Yes. iRead can be used to provide explicit and systematic instruction and practice in foundational reading skills, while guided reading lessons provide additional practice and instructional support reading and comprehending texts at the students’ appropriate level, as well as reading increasingly challenging texts. Students’ use of the iRead instructional software can be seamlessly included into learning centers or guided reading rotations. In addition, guided reading’s small-group instruction can be informed by iRead’s individual student performance analytics, available on HMH's digital platform.
Can iRead be used with a reading workshop approach?
Yes. iRead can provide the strong base in foundational reading skills that students need in order to succeed in reading the texts they have selected and applying comprehension skills in a reading workshop setting. At the same time, iRead’s adaptive approach to foundational skills instruction is well suited for a reading workshop model, as it frees teachers to model comprehension strategies and guide students in applying those strategies to texts they read. The iRead instructional software can be easily incorporated into small-group rotations.
How can we use iRead’s small-group resources as part of our classroom ELA program?
The iRead Professional Guide models instructional routines for use in small groups. Online lesson plans expand on these suggestions in the context of specific learning targets. Additionally, HMH’s Groupinator offers suggestions for flexible reading groups based on where students are in the program’s Scope and Sequence.
iRead is well suited to meet the research-based recommendations for Response to Intervention (RTI). First, the iRead Screener assesses students’ foundational early literacy skills and determines the appropriate placement within the instructional sequence based on individual performance data. Second, iRead provides Tier 1 RTI support through “differentiated reading instruction for all students based on assessments of students’ current reading level” (Gersten, et al., 2009, p. 6). Differentiation occurs both within the instructional software and through the use of iRead differentiated small-group lessons.

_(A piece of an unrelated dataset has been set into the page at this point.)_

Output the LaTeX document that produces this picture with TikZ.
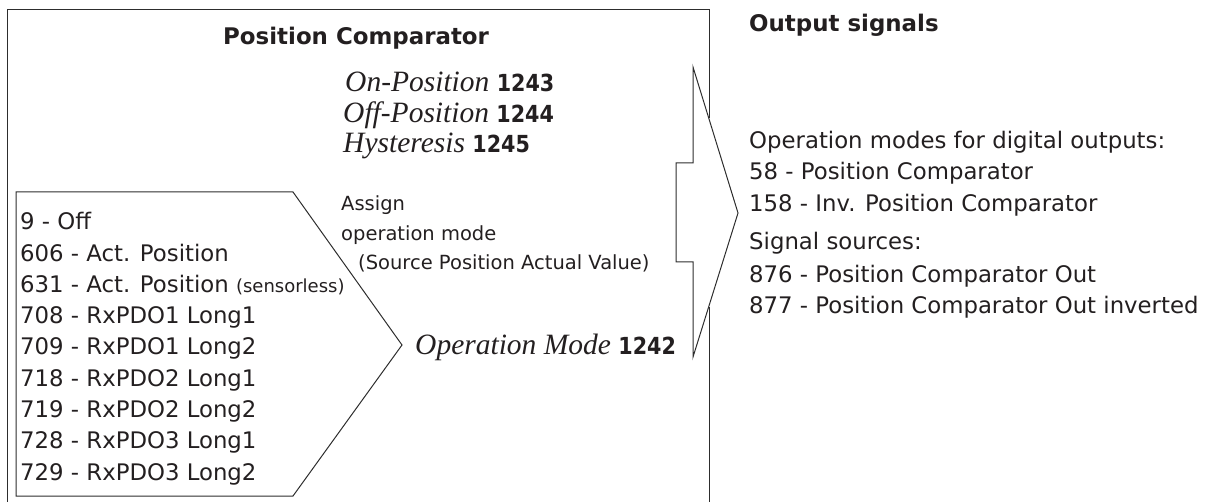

For students demonstrating risk for future reading difficulties, iRead can provide Tier 2 support. Specifically, students performing below grade-level can spend additional time on the instructional software, which provides intensive, systematic, and focused support on the specific areas where the student is struggling. In addition, teachers can use the iRead analytics feature to monitor student progress and performance on the instructional software and embedded assessments. Tier 2 support is also provided through the use of the Groupinator, which produces recommendations and resources for differentiated small-group instruction, based on iRead’s formative assessment data, for students with specific skill challenges.
Tier 3 RTI support is also available for Tier 2 students who do not make adequate progress with iRead. Students identified as needing Tier 3 support should spend the greatest amount of time on the instructional software. iRead analytics and the Groupinator provide the necessary supports and resources for individualized targeted Tier 3 interventions.
What resources are available to help us integrate iRead with our ELA program?
The Planning and Preparation section of the iRead Professional Guide provides specific scheduling suggestions for use with a variety of programs, together with more general suggestions for how to use iRead in multiple environments, such as pull-out programs, media centers/libraries, learning labs, and home use. In addition, HMH Implementation Consultants can help schools explore implementation options and recommend customizable solutions.
HMH’s iRead program utilizes the best research-based design to provide K–2 students with the kind of solid grounding in foundational skills that can prevent future reading difficulties, filling the gaps in many common reading programs. At the same time, its automated adaptive features help to ease the burden of intensive differentiated instruction on overworked teachers—freeing them to focus on other aspects of instruction. Whatever reading program is currently being used in the K–2 classroom, iRead has a vital role to play as an essential component in early literacy instruction.